Work to do: With all pictures omitted, return verbatim the lines from the beginning of the records below through the line containing "for (let p = 100;".

--- BEGIN Input rows ---

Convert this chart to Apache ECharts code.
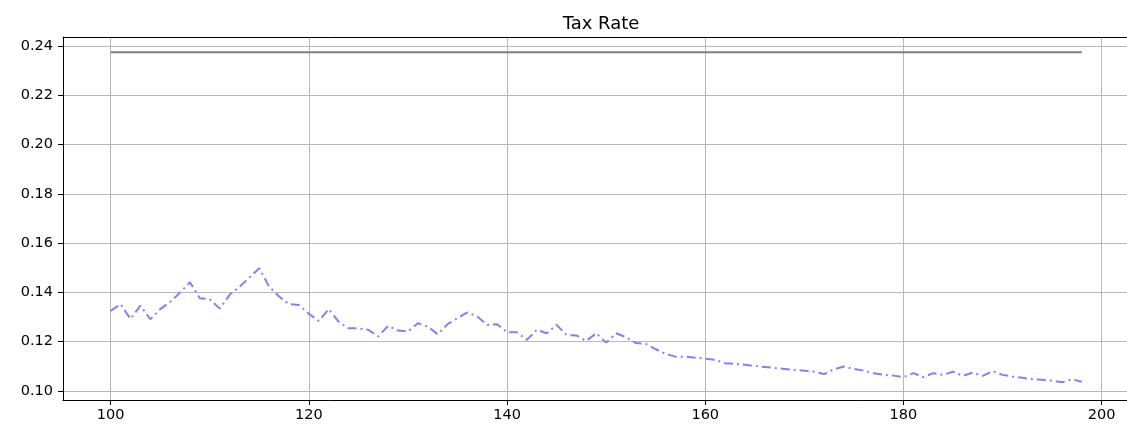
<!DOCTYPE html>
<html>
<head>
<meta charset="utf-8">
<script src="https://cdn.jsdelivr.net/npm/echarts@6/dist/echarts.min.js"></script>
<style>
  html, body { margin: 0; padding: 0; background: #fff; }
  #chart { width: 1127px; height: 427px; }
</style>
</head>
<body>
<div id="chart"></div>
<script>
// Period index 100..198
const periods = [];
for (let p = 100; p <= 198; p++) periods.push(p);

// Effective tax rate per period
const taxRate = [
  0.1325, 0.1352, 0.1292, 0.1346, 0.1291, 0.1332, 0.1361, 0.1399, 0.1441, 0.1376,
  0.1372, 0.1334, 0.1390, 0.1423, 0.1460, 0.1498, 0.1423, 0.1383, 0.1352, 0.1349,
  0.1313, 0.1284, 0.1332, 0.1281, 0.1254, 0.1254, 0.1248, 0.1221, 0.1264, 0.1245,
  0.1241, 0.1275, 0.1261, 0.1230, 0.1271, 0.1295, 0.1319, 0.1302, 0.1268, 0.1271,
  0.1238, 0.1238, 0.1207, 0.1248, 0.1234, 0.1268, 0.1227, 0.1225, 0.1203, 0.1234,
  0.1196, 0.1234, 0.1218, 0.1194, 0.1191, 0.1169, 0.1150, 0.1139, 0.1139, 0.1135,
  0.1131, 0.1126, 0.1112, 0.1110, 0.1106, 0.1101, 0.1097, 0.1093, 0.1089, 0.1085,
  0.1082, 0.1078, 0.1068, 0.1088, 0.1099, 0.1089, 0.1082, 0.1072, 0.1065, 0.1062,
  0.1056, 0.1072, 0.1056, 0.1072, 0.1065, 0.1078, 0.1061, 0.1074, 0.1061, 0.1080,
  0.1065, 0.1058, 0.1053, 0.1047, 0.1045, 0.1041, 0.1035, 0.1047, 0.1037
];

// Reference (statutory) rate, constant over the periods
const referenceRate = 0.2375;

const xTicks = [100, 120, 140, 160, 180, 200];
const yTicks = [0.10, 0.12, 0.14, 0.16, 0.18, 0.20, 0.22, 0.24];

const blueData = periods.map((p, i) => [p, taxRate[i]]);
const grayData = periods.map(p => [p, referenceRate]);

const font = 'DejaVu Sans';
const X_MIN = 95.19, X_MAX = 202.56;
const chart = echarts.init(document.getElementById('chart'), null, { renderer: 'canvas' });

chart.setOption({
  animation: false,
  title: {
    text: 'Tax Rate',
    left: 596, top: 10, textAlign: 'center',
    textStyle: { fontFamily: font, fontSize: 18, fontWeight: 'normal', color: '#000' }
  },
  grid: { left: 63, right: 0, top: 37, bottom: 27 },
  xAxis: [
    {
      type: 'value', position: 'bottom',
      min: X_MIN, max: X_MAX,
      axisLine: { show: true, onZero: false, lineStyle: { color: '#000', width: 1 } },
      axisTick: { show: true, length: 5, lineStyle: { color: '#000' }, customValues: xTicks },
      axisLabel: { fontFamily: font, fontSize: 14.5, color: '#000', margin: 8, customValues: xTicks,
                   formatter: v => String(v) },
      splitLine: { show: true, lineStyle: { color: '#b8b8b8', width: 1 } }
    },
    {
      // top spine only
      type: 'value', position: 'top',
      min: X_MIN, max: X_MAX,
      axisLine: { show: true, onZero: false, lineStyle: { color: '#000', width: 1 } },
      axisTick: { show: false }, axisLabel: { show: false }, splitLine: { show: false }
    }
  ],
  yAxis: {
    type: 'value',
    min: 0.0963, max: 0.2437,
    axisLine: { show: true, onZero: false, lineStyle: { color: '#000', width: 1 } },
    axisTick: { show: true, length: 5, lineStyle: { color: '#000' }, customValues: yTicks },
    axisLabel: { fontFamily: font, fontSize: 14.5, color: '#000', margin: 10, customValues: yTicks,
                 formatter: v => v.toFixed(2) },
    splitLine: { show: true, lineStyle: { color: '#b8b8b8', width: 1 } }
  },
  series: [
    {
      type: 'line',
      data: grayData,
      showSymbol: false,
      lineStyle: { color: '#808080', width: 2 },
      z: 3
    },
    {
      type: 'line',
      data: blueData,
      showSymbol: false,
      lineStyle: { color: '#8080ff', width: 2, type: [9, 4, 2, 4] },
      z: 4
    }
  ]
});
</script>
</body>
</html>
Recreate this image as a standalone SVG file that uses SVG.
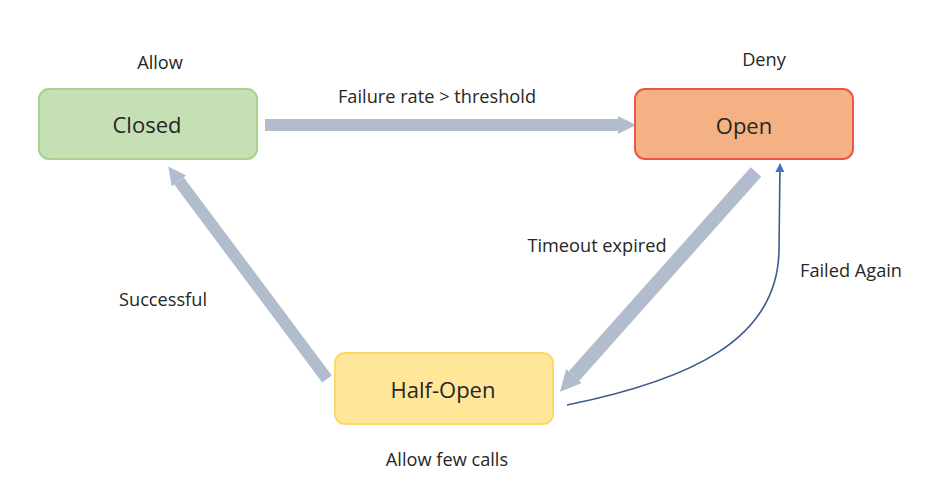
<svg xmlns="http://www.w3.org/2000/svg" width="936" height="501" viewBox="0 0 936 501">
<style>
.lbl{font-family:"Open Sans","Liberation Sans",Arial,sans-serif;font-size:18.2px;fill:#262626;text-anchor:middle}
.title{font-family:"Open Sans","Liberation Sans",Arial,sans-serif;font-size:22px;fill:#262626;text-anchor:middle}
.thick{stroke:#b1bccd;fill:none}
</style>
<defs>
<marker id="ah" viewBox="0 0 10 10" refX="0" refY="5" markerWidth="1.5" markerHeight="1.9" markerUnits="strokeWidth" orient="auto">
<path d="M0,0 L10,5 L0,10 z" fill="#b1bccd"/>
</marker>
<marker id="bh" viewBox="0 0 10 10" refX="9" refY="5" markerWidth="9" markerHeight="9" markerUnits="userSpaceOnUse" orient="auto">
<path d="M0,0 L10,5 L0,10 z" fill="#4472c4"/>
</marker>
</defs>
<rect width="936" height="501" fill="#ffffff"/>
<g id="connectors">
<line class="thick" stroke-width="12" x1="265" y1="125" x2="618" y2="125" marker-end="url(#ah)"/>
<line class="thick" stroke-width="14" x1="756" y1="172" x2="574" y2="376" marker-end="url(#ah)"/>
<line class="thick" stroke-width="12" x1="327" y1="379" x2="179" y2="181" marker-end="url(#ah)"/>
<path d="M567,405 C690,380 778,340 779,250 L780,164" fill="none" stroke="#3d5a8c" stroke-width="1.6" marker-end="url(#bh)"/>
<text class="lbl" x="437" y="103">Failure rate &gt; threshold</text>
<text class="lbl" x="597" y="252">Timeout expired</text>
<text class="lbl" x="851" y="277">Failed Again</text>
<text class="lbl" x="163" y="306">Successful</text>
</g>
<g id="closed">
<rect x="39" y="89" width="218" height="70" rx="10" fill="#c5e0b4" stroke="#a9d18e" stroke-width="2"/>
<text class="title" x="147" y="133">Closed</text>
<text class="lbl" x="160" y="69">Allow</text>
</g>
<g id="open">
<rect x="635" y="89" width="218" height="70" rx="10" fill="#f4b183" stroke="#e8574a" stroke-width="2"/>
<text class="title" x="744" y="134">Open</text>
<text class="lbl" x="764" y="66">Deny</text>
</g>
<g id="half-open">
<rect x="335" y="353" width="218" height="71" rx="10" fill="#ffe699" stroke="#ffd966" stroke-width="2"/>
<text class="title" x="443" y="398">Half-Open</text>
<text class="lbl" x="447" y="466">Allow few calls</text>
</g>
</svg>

--- END Input rows ---

Complete answer:
Convert this chart to Apache ECharts code.
<!DOCTYPE html>
<html>
<head>
<meta charset="utf-8">
<script src="https://cdn.jsdelivr.net/npm/echarts@6/dist/echarts.min.js"></script>
<style>
  html, body { margin: 0; padding: 0; background: #fff; }
  #chart { width: 1127px; height: 427px; }
</style>
</head>
<body>
<div id="chart"></div>
<script>
// Period index 100..198
const periods = [];
for (let p = 100; p <= 198; p++) periods.push(p);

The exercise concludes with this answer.